Yesterday I submitted my grades and had my last lab meeting of 2020. Strange is working this upcoming week. He’s taken Christmas attending coverage every year that we’ve been together, but I have absolutely nothing pressing today. No deadlines. No urgent emails. No home school. Nothing that can’t wait a spell.
It has been at least nine months since I had a day like that. I had told my darling husband Strange that I was worried I was burning out in February of last year. Then COVID-19 entered our community and we were all sent home. I received a familial cancer syndrome diagnosis and went through the first of some procedures to remove masses from my GI tract. We went through a time when there were 10 people living in the house, I was putting together my tenure package and homeschooling two children, and attempting to teach and run a lab full time. I had an opportunity to grow closer to my stepchildren. I grew closer to a group of awesome friends. Strange lost his father, saying goodbye through Facetime as the pandemic raged. We wrote and had accepted (pending a few minor revisions) four papers. I took on a leadership role that has been held by the scientists I admire most in the world. We had three major grants finally funded. We seem to be narrowly avoiding a dictatorship by a much smaller margin than I would have predicted. I don’t feel burnt out anymore. I feel shell shocked.
Things that feel like they happened years ago only happened months ago. I looked in the mirror this morning and, for the first time, I looked old to myself.

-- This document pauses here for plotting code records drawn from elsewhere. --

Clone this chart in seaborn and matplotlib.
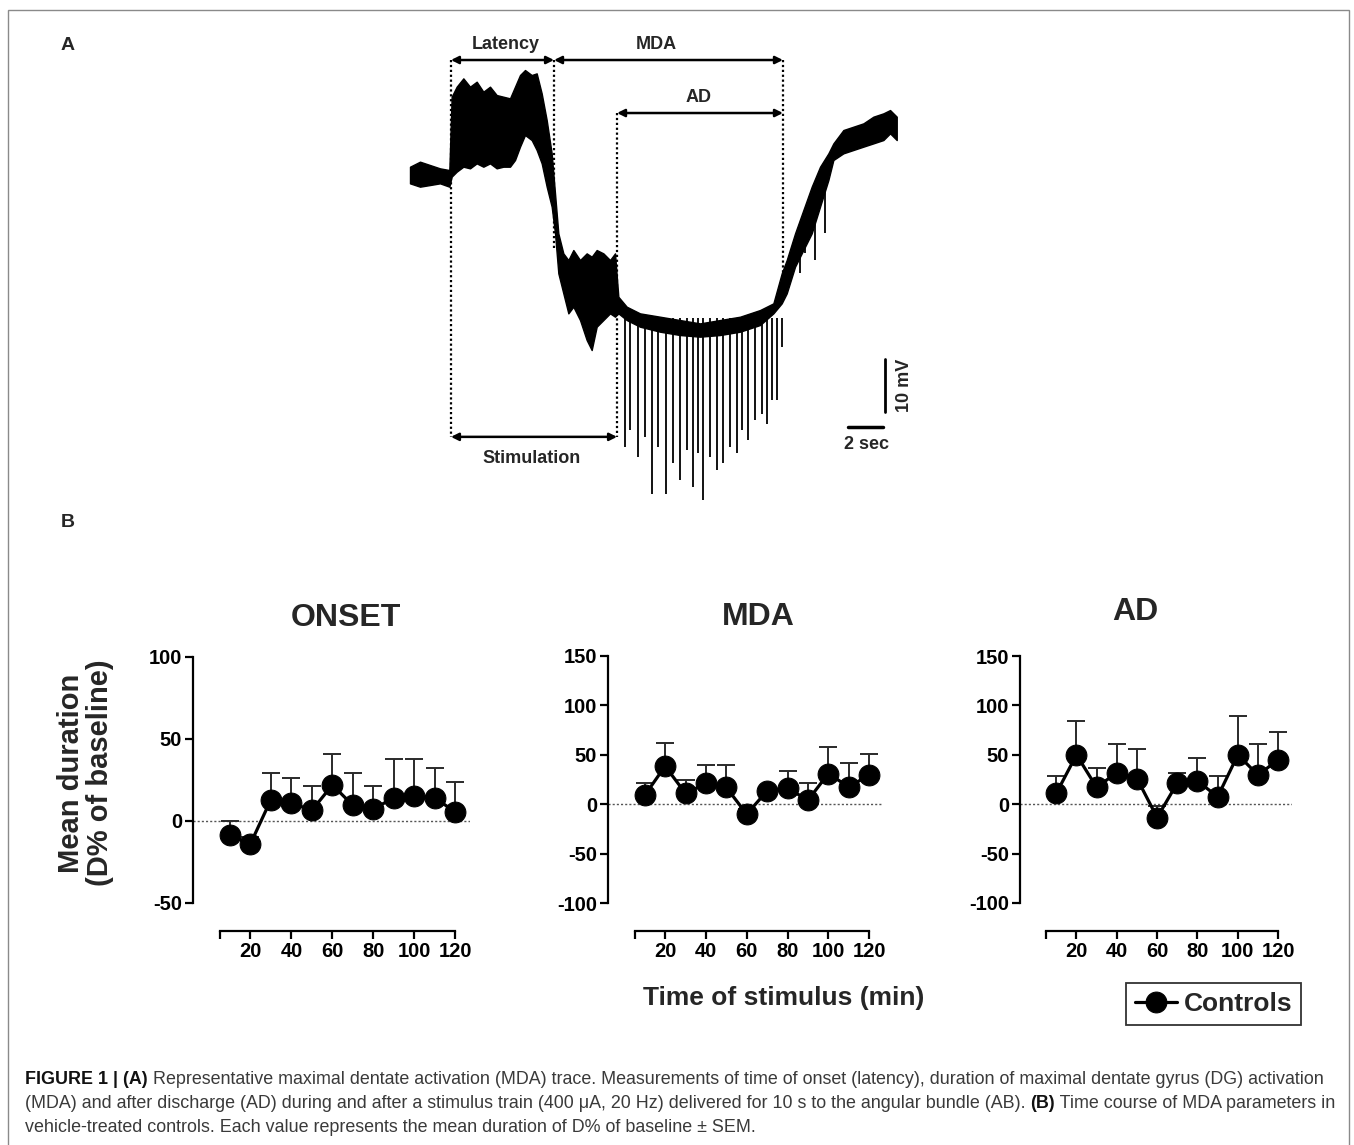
import numpy as np
import pandas as pd
import matplotlib
matplotlib.use("Agg")
import matplotlib.pyplot as plt
import seaborn as sns
from matplotlib.patches import Rectangle

# ---- panel B data: mean duration (D% of baseline) and SEM per stimulus time
time_min = [10, 20, 30, 40, 50, 60, 70, 80, 90, 100, 110, 120]
onset_mean = [-8.5, -14, 13, 11, 6.5, 22, 9.5, 7.5, 14, 15, 14, 5.5]
onset_sem = [8.5, 4, 16, 15, 15, 19, 20, 14, 24, 23, 18.5, 18]
mda_mean = [9, 38.5, 11, 21, 17, -10, 13.5, 16.5, 4, 31, 17.5, 29.5]
mda_sem = [12.5, 23.5, 14, 18.5, 23, 5, 4, 17, 17.5, 27, 24, 21]
ad_mean = [11, 50, 17, 32, 26, -13.5, 21.5, 23.5, 7.5, 50, 29.5, 45]
ad_sem = [17.5, 34, 19.5, 28.5, 30, 12, 10, 23, 21, 39, 31, 28.5]

# ---- panel A: MDA trace envelope (s, mV)
trace_t = [0.0, 0.571, 1.143, 1.714, 2.248, 2.381, 2.667, 3.048, 3.429, 3.81,
           4.19, 4.571, 4.952, 5.333, 5.714, 6.0, 6.286, 6.571, 6.952, 7.238,
           7.524, 7.81, 8.095, 8.286, 8.476, 8.762, 9.048, 9.333, 9.714, 10.095,
           10.381, 10.667, 11.048, 11.429, 11.714, 11.905, 12.381, 13.143, 14.286,
           15.429, 16.571, 17.714, 18.857, 20.0, 20.762, 21.238, 21.524, 22.0,
           22.476, 22.952, 23.429, 23.905, 24.19, 24.762, 25.333, 25.905, 26.476,
           27.048, 27.429, 27.81]
trace_hi = [1.57, 2.52, 1.89, 1.26, 0.94, 14.78, 16.67, 18.24, 16.67, 17.61,
            15.72, 16.67, 15.09, 14.78, 14.47, 16.67, 18.87, 19.81, 18.87, 19.18,
            15.41, 10.38, 4.09, -3.46, -11.01, -14.78, -16.04, -14.15, -16.04, -14.78,
            -15.41, -14.15, -14.78, -16.04, -14.78, -22.96, -24.84, -26.10, -26.73,
            -27.36, -27.99, -27.36, -26.73, -25.47, -24.21, -18.55, -16.04, -11.01,
            -6.60, -2.20, 1.57, 4.09, 5.97, 8.49, 9.12, 9.75, 11.01,
            11.64, 12.26, 11.01]
trace_lo = [-1.57, -2.20, -1.89, -1.57, -2.20, -0.31, 0.63, 1.57, 1.26, 2.20,
            1.57, 2.20, 1.26, 1.57, 1.57, 2.83, 5.35, 7.55, 6.60, 4.72,
            2.20, -2.20, -5.97, -11.01, -18.55, -22.33, -26.10, -24.84, -27.36, -31.13,
            -33.02, -28.62, -27.36, -26.10, -26.73, -26.10, -27.36, -28.62, -29.56,
            -30.19, -30.50, -30.19, -29.56, -28.30, -26.10, -24.21, -22.33, -17.30,
            -14.15, -11.01, -5.97, -0.94, 2.83, 4.09, 4.72, 5.35, 5.97,
            6.60, 7.86, 6.60]
# after-discharge population spikes (time s, trough mV)
spike_t = [12.29, 12.57, 13.05, 13.43, 13.81, 14.19, 14.63, 15.05, 15.43, 15.81,
           16.19, 16.47, 16.76, 17.14, 17.53, 17.9, 18.29, 18.67, 18.95, 19.33,
           19.71, 20.1, 20.38, 20.67, 20.95, 21.24]
spike_v = [-51.3, -48.1, -53.2, -49.4, -60.1, -51.3, -60.1, -54.4, -57.5, -51.9,
           -58.8, -52.5, -61.3, -53.2, -55.7, -54.4, -51.3, -52.5, -48.1, -50.0,
           -46.2, -45.0, -46.9, -42.5, -42.5, -32.4]
# downward deflections during recovery (time s, start mV, trough mV)
recov_t = [22.29, 22.57, 23.14, 23.71]
recov_top = [-12.0, -9.0, -6.0, -2.0]
recov_bot = [-18.55, -14.78, -16.04, -11.01]

W, H = 1354, 1145
sns.set_theme(style="ticks")
plt.rcParams["font.family"] = ["Liberation Sans", "DejaVu Sans"]
plt.rcParams["axes.unicode_minus"] = False

fig = plt.figure(figsize=(W / 100, H / 100), dpi=100)
fig.patch.set_facecolor("white")


def px_axes(x0, y0, x1, y1):
    return fig.add_axes([x0 / W, 1 - y1 / H, (x1 - x0) / W, (y1 - y0) / H])


def fpos(x, y):
    return x / W, 1 - y / H


# outer frame
fig.patches.append(Rectangle((8 / W, -0.01), 1341 / W, 1 - 10 / H + 0.01,
                             transform=fig.transFigure, fill=False,
                             edgecolor="#8a8a8a", lw=1.0))

fig.text(*fpos(68, 45), "A", fontsize=14, fontweight="bold", ha="center", va="center")
fig.text(*fpos(68, 523), "B", fontsize=14, fontweight="bold", ha="center", va="center")

# ---------------- panel A ----------------
axa = px_axes(400, 20, 920, 510)
axa.set_xlim(-0.571, 29.14)
axa.set_ylim(-63.2, 29.25)
axa.axis("off")
axa.fill_between(trace_t, trace_lo, trace_hi, color="black", lw=1.0)
axa.vlines(spike_t, -27, spike_v, color="black", lw=1.3)
axa.vlines(recov_t, recov_top, recov_bot, color="black", lw=1.3)

dot = dict(color="black", lw=1.6, ls=(0, (1, 1.2)))
axa.plot([2.34, 2.34], [21.7, -49.4], **dot)
axa.plot([8.23, 8.23], [21.7, -14.2], **dot)
axa.plot([11.83, 11.83], [11.7, -49.4], **dot)
axa.plot([21.31, 21.31], [21.7, -23.6], **dot)

arrow = dict(arrowstyle="<|-|>", color="black", lw=1.8, mutation_scale=11,
             shrinkA=0, shrinkB=0)
for x0, x1, y in [(2.34, 8.23, 21.7), (8.23, 21.31, 21.7),
                  (11.83, 21.31, 11.7), (2.34, 11.83, -49.4)]:
    axa.annotate("", xy=(x1, y), xytext=(x0, y), arrowprops=arrow)

lab = dict(fontsize=13, fontweight="bold", ha="center", va="center")
axa.text(5.49, 24.7, "Latency", **lab)
axa.text(14.06, 24.7, "MDA", **lab)
axa.text(16.51, 14.7, "AD", **lab)
axa.text(6.97, -53.4, "Stimulation", **lab)

# scale bars
axa.plot([27.14, 27.14], [-34.7, -44.7], color="black", lw=2)
axa.plot([25.03, 27.03], [-47.5, -47.5], color="black", lw=2.5)
axa.text(28.23, -39.6, "10 mV", rotation=90, **lab)
axa.text(26.11, -50.9, "2 sec", **lab)

# ---------------- panel B ----------------
panels = [
    ("ONSET", onset_mean, onset_sem, (193, 657, 469.75, 903), (-50, 100), [-50, 0, 50, 100], (345.5, 618)),
    ("MDA", mda_mean, mda_sem, (608, 655.7, 883.4, 903.3), (-100, 150), [-100, -50, 0, 50, 100, 150], (758, 617)),
    ("AD", ad_mean, ad_sem, (1020, 656, 1292.3, 903), (-100, 150), [-100, -50, 0, 50, 100, 150], (1135, 612)),
]

handle = None
for name, mean, sem, box, ylim, yticks, tpos in panels:
    ax = px_axes(*box)
    df = pd.DataFrame({"time": time_min, "mean": mean})
    sns.lineplot(data=df, x="time", y="mean", ax=ax, color="black", lw=2.3,
                 marker="o", markersize=15, markeredgecolor="black",
                 markerfacecolor="black", zorder=4)
    if handle is None:
        handle = ax.get_lines()[0]
    ax.errorbar(time_min, mean, yerr=[np.zeros(len(sem)), sem], fmt="none",
                ecolor="#2a2a2a", elinewidth=1.4, capsize=6.5, capthick=1.4, zorder=2)
    ax.axhline(0, color="#555555", lw=1.0, ls=(0, (1.5, 1.5)), zorder=1)

    ax.set_xlim(-8, 127)
    ax.set_ylim(*ylim)
    ax.set_yticks(yticks)
    ax.set_xticks([5, 20, 40, 60, 80, 100, 120])
    ax.set_xticklabels(["", "20", "40", "60", "80", "100", "120"])
    ax.set_xlabel("")
    ax.set_ylabel("")
    sns.despine(ax=ax)
    ax.spines["bottom"].set_position(("outward", 20))
    ax.spines["bottom"].set_bounds(5, 120)
    for s in ("left", "bottom"):
        ax.spines[s].set_linewidth(1.6)
        ax.spines[s].set_color("black")
    ax.tick_params(direction="out", length=6, width=1.6, labelsize=14.5,
                   pad=2, colors="black")
    for t in ax.get_xticklabels() + ax.get_yticklabels():
        t.set_fontweight("bold")
    ax.set_facecolor("none")
    fig.text(*fpos(*tpos), name, fontsize=23, fontweight="bold", ha="center", va="center")

fig.text(*fpos(85.5, 773), "Mean duration\n(D% of baseline)", rotation=90,
         fontsize=21, fontweight="bold", ha="center", va="center",
         multialignment="center", linespacing=1.05)
fig.text(*fpos(783.5, 998), "Time of stimulus (min)", fontsize=19,
         fontweight="bold", ha="center", va="center")

leg = fig.legend([handle], ["Controls"], loc="center", bbox_to_anchor=fpos(1213.5, 1004),
                 frameon=True, fancybox=False, edgecolor="black", handlelength=1.6,
                 handletextpad=0.25, borderpad=0.35, prop=dict(size=19, weight="bold"))
leg.get_frame().set_linewidth(1.3)

# ---------------- caption ----------------
cap_lines = [
    [("FIGURE 1 | (A)", True),
     (" Representative maximal dentate activation (MDA) trace. Measurements of time of onset (latency), duration of maximal dentate gyrus (DG) activation", False)],
    [("(MDA) and after discharge (AD) during and after a stimulus train (400 \u03bcA, 20 Hz) delivered for 10 s to the angular bundle (AB). ", False),
     ("(B)", True), (" Time course of MDA parameters in", False)],
    [("vehicle-treated controls. Each value represents the mean duration of D% of baseline \u00b1 SEM.", False)],
]
cap_base = [1084, 1108.5, 1132.5]

renderer = fig.canvas.get_renderer()


def line_width(parts, size):
    total = 0
    for txt, bold in parts:
        t = fig.text(0, 0, txt, fontsize=size, fontweight="bold" if bold else "normal")
        total += t.get_window_extent(renderer).width
        t.remove()
    return total


size = 12 * (1297 / line_width(cap_lines[0], 12))
for parts, yb in zip(cap_lines, cap_base):
    x = 25
    for txt, bold in parts:
        t = fig.text(x / W, 1 - yb / H, txt, fontsize=size,
                     fontweight="bold" if bold else "normal",
                     color="#111111" if bold else "#3a3a3a", va="baseline")
        x += t.get_window_extent(renderer).width

fig.savefig("out.png", dpi=100, facecolor="white")
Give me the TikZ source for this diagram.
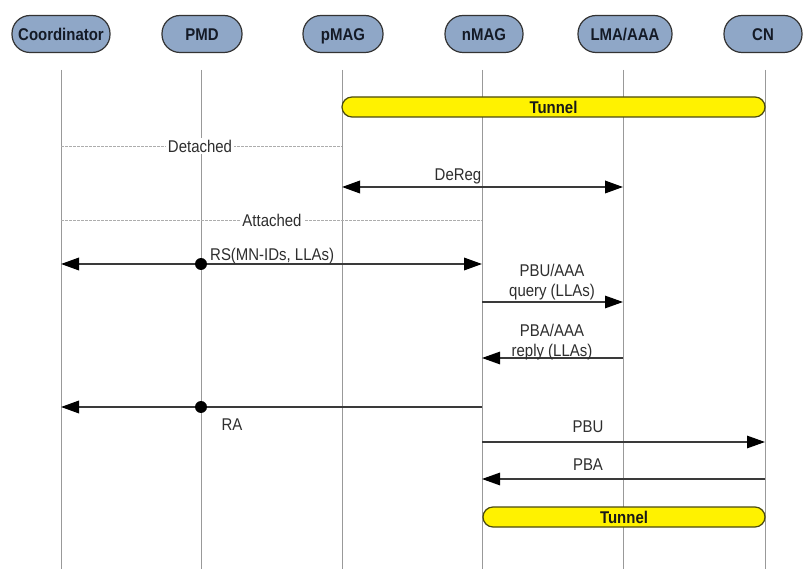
\documentclass[tikz,border=0pt]{standalone}
\usepackage{fontspec}
\setmainfont{Liberation Sans}[FakeStretch=0.88]
\usetikzlibrary{arrows.meta}
\definecolor{hdrfill}{HTML}{8FA7C7}
\definecolor{hdrtext}{HTML}{141A26}
\definecolor{msgcol}{HTML}{3A3A3A}
\definecolor{lblcol}{HTML}{2E2E2E}
\definecolor{tunborder}{HTML}{4A4A10}
\tikzset{
  tip/.tip={Triangle[length=18pt,width=12.5pt,fill=black,color=black]},
  hdr/.style={draw=black!80, line width=1.2pt, fill=hdrfill, rounded corners=18pt,
    minimum height=37pt, minimum width=80pt, inner sep=2pt, text=hdrtext,
    text height=12.5pt, text depth=0pt,
    font=\bfseries\fontsize{17}{20}\selectfont},
  life/.style={draw=black!40, line width=0.8pt},
  sep/.style={draw=black!32, line width=0.8pt, dash pattern=on 2.5pt off 1.5pt},
  tunnel/.style={draw=tunborder, line width=1.2pt, fill=yellow, rounded corners=10pt,
    minimum height=20pt, inner sep=0pt, text=black!90,
    font=\bfseries\fontsize{17}{20}\selectfont},
  msg/.style={draw=msgcol, line width=1.4pt, -tip},
  msgthick/.style={draw=msgcol, line width=1.9pt, -tip},
  dmsg/.style={draw=msgcol, line width=1.9pt, tip-tip},
  lbl/.style={text=lblcol, font=\fontsize{17}{20}\selectfont, inner sep=1pt, align=center},
  seplbl/.style={lbl, fill=white, inner sep=2pt},
  dot/.style={fill=black}
}
\begin{document}
\begin{tikzpicture}[x=1pt,y=-1pt]
\useasboundingbox (0,0) rectangle (804,569);
\fill[white] (0,0) rectangle (804,569);

% headers
\node[hdr, minimum width=98pt] (coord) at (61,34) {Coordinator};
\node[hdr] (pmd) at (202,34) {PMD};
\node[hdr] (pmag) at (343,34) {pMAG};
\node[hdr, minimum width=78pt] (nmag) at (484,34) {nMAG};
\node[hdr, minimum width=94pt] (lma) at (625,34) {LMA/AAA};
\node[hdr, minimum width=78pt] (cn) at (763,34) {CN};

% lifelines
\coordinate (l1t) at (61,70);  \coordinate (l1b) at (61,569);
\coordinate (l2t) at (201,70); \coordinate (l2b) at (201,569);
\coordinate (l3t) at (342,70); \coordinate (l3b) at (342,569);
\coordinate (l4t) at (482,70); \coordinate (l4b) at (482,569);
\coordinate (l5t) at (623,70); \coordinate (l5b) at (623,569);
\coordinate (l6t) at (765,70); \coordinate (l6b) at (765,569);
\foreach \i in {1,...,6} { \draw[life] (l\i t) -- (l\i b); }

% tunnel 1
\node[tunnel, minimum width=423pt] (tun1) at (553.5,107) {Tunnel};

% detached
\coordinate (d0) at (61,146); \coordinate (d1) at (342,146);
\draw[sep] (d0) -- (d1);
\node[seplbl] (detl) at (200,146) {Detached};

% DeReg
\coordinate (dr0) at (342,187); \coordinate (dr1) at (623,187);
\draw[dmsg] (dr0) -- (dr1);
\node[lbl, anchor=south] (drl) at (458,185) {DeReg};

% attached
\coordinate (a0) at (61,220); \coordinate (a1) at (482,220);
\draw[sep] (a0) -- (a1);
\node[seplbl] (attl) at (272,220) {Attached};

% RS
\coordinate (rs0) at (61,264); \coordinate (rsd) at (201,264); \coordinate (rs1) at (482,264);
\draw[msgthick] (rsd) -- (rs0);
\draw[msgthick] (rsd) -- (rs1);
\fill[dot] (rsd) circle (6);
\node[lbl, anchor=south west] (rsl) at (209,265) {RS(MN-IDs, LLAs)};

% PBU/AAA query
\coordinate (q0) at (482,302); \coordinate (q1) at (623,302);
\draw[msg] (q0) -- (q1);
\node[lbl, anchor=south] (ql) at (552,301) {PBU/AAA\\query (LLAs)};

% PBA/AAA reply
\coordinate (r1) at (623,358); \coordinate (r0) at (482,358);
\draw[msg] (r1) -- (r0);
\node[lbl, anchor=south] (rl) at (552,361) {PBA/AAA\\reply (LLAs)};

% RA
\coordinate (ra1) at (482,407); \coordinate (rad) at (201,407); \coordinate (ra0) at (61,407);
\draw[msgthick, -] (ra1) -- (rad);
\draw[msgthick] (rad) -- (ra0);
\fill[dot] (rad) circle (6);
\node[lbl] (ral) at (232,425) {RA};

% PBU
\coordinate (p0) at (482,442); \coordinate (p1) at (765,442);
\draw[msg] (p0) -- (p1);
\node[lbl] (pl) at (588,427) {PBU};

% PBA
\coordinate (b1) at (765,479); \coordinate (b0) at (482,479);
\draw[msg] (b1) -- (b0);
\node[lbl] (bl) at (588,465) {PBA};

% tunnel 2
\node[tunnel, minimum width=282pt] (tun2) at (624,517) {Tunnel};
\end{tikzpicture}
\end{document}
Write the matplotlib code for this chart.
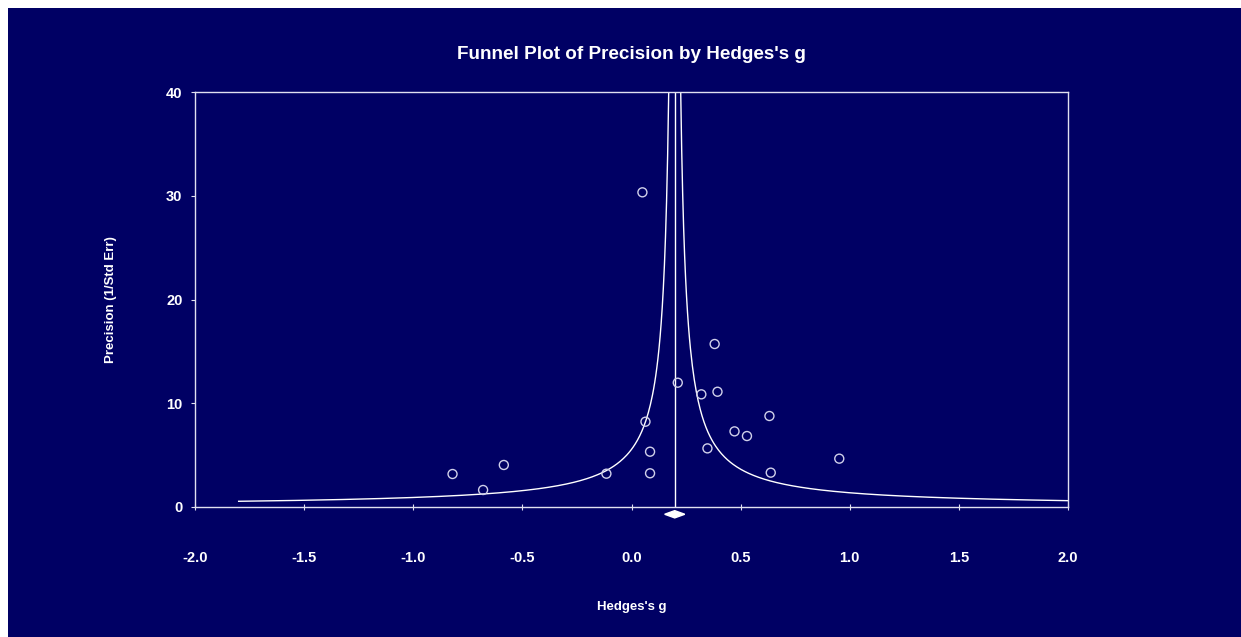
import numpy as np
import matplotlib
matplotlib.use('Agg')
import matplotlib.pyplot as plt
from matplotlib.patches import Rectangle, Polygon

# study effects (Hedges's g) and precision (1/SE)
g = [-0.82, -0.68, -0.585, -0.115, 0.05, 0.064, 0.085, 0.085, 0.212,
     0.32, 0.381, 0.394, 0.348, 0.472, 0.529, 0.632, 0.638, 0.952]
prec = [3.18, 1.64, 4.05, 3.21, 30.33, 8.22, 5.33, 3.25, 11.98,
        10.86, 15.71, 11.11, 5.65, 7.29, 6.84, 8.77, 3.31, 4.66]

mean_g = 0.198           # summary effect
ci = [0.152, 0.244]      # summary diamond
k = 1.1                  # funnel width factor

xticks = [-2.0, -1.5, -1.0, -0.5, 0.0, 0.5, 1.0, 1.5, 2.0]
yticks = [0, 10, 20, 30, 40]

navy = '#000064'
plt.rcParams['font.family'] = ['Liberation Sans', 'DejaVu Sans']
plt.rcParams['font.weight'] = 'bold'

fig = plt.figure(figsize=(12.41, 6.37), dpi=100, facecolor='white')
fig.patches.append(Rectangle((8 / 1241, 0), 1, 1 - 8 / 637, transform=fig.transFigure,
                             facecolor=navy, edgecolor='none', zorder=-10))

ax = fig.add_axes([195 / 1241, 1 - 507 / 637, (1068 - 195) / 1241, (507 - 92) / 637])
ax.set_facecolor(navy)
for s in ax.spines.values():
    s.set_color('#e0e0f0')
    s.set_linewidth(1)

# funnel
xl = np.linspace(-1.8, mean_g - k / 40, 400)
xr = np.linspace(mean_g + k / 40, 2.0, 400)
ax.plot(xl, k / (mean_g - xl), color='white', lw=1)
ax.plot(xr, k / (xr - mean_g), color='white', lw=1)
ax.plot([mean_g, mean_g], [0, 40], color='white', lw=1)

ax.scatter(g, prec, s=42, facecolors='none', edgecolors='#d0d0ea', linewidths=1, zorder=3)

# summary diamond
ax.add_patch(Polygon([[ci[0], -0.7], [mean_g, -0.35], [ci[1], -0.7], [mean_g, -1.05]],
                     closed=True, facecolor='white', edgecolor='white', clip_on=False))

ax.set_xlim(-2.0, 2.0)
ax.set_ylim(0, 40)
ax.set_xticks(xticks)
ax.set_xticklabels(['%.1f' % v for v in xticks])
ax.set_yticks(yticks)
ax.tick_params(axis='x', direction='inout', length=5, color='#e0e0f0', labelcolor='white',
               labelsize=10.5, pad=29)
ax.tick_params(axis='y', direction='out', length=3, color='#e0e0f0', labelcolor='white',
               labelsize=10.5, pad=6)

ax.set_title("Funnel Plot of Precision by Hedges's g", color='white', fontsize=13.6,
             fontweight='bold', pad=24)
ax.set_xlabel("Hedges's g", color='white', fontsize=9.5, fontweight='bold', labelpad=26)
ax.set_ylabel('Precision (1/Std Err)', color='white', fontsize=9.5, fontweight='bold', labelpad=35)

fig.savefig('out.png', dpi=100, facecolor=fig.get_facecolor())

I feel like I need to let the experiences of the last nine months wash over me a little. I looked at myself in the mirror, with my hair all disheveled and my bathrobe hanging on my shoulders, and thought, “Who could have imagined you could be this strong?” Also, “Who could have imagined you could feel so afraid?” “Who could have imagined you could feel so sad or so lonely?”
But also, “Who could have imagined you could feel so thankful?”
I have a longstanding tradition. Ok, it’s only 6 years old, but that is nearly a generation in 2020 time. The first weekend after the end of the fall semester, I give in to whatever debauchery I want. I turn off my email and close my course websites and I chill out. No chores. Just laziness.
It won’t last for too long because I have some very lofty goals for 2021, but today I am going to drink a couple of giant cranberry mimosas, perfect my chaffle recipe, finally beat Thumper on VR, and maybe finish Shameless on Netflix. I’m going to smooch my husband and plan cookie baking with my children. I’m just going to relax for a little bit.
My darling readers, I wish you nothing but hope, joy and blessings for 2021. This is going to take a little time to process.